スパイラルの『Sellout』がDVDで出るってホントッすか!?え!?なんで今頃!?
ななななんのCDがつくの!?(動揺)





ロシア語通訳者の米原万里さんがお亡くなりになったそうです。

http://headlines.yahoo.co.jp/hl?a=20060529-00000010-ykf-ent


この方の文章の『食べ物の描写』がとても好きでした。ご本人が『食べること』がお好きだったんでしょう。ノードリンクでパサパサのサンドイッチを綺麗にたいらげられる『ツバキ姫』の異名もお持ちでらっしゃったようですし。


『食べ物(味)の表現が上手い人は、文章が上手な人』という印象があります。個人的に、なのですが。
「美味しそう」だと思う文章は比較的沢山あるのですが、「腹減ったよこのやろう」とまで思う文章って、意外と少ないんですよ(東海林さだお富士山測候所として考えていただければ幸いです。宝永山のあたりで森茉莉が手を振っています)。
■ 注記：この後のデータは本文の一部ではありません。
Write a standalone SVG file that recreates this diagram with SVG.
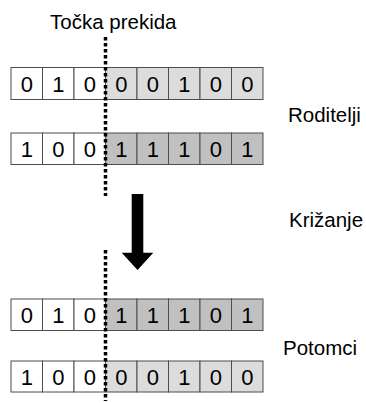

『経験』はもとより、『語彙』と『冷静な視点』それに『遊び心』が無いと、『形の無いもの』を表現することは難しい。米原さんのそれは、とても的確でした。


このブログのどこかで書いたかとも思うのですが、『旅行者の朝食』(文春文庫)に登場した『ハルヴァ』にまつわる文章なんてもう。死ぬほど食べたくなります。この『ハルヴァ』から『トルコ蜜飴*1』に至るお話を、映画『ナルニア国物語』を見た後つい思い出してしまって、悶絶しました。


もちろん、プラハで過ごした幼少時代を皮切りに豊富な海外生活経験を生かした比較文化論や、通訳としての経験を綴ったエッセイ、私小説も抜群に面白かったんですが(『嘘つきアーニャの真っ赤な真実』(文春文庫)!読むべし!)、私は、東海林さだお『まるかじり』シリーズのあとがき(シリーズ多すぎて確認断念)で「海外にいる時この本読むのは拷問だ!」と微妙に逆ギレしていた米原さんの食べ物にかける情熱が好きでした。



ご冥福をお祈りします。とてもとても、残念。

*1:ターキッシュ・ディライト/次男が女王に魂売るほど固執したお菓子ですね。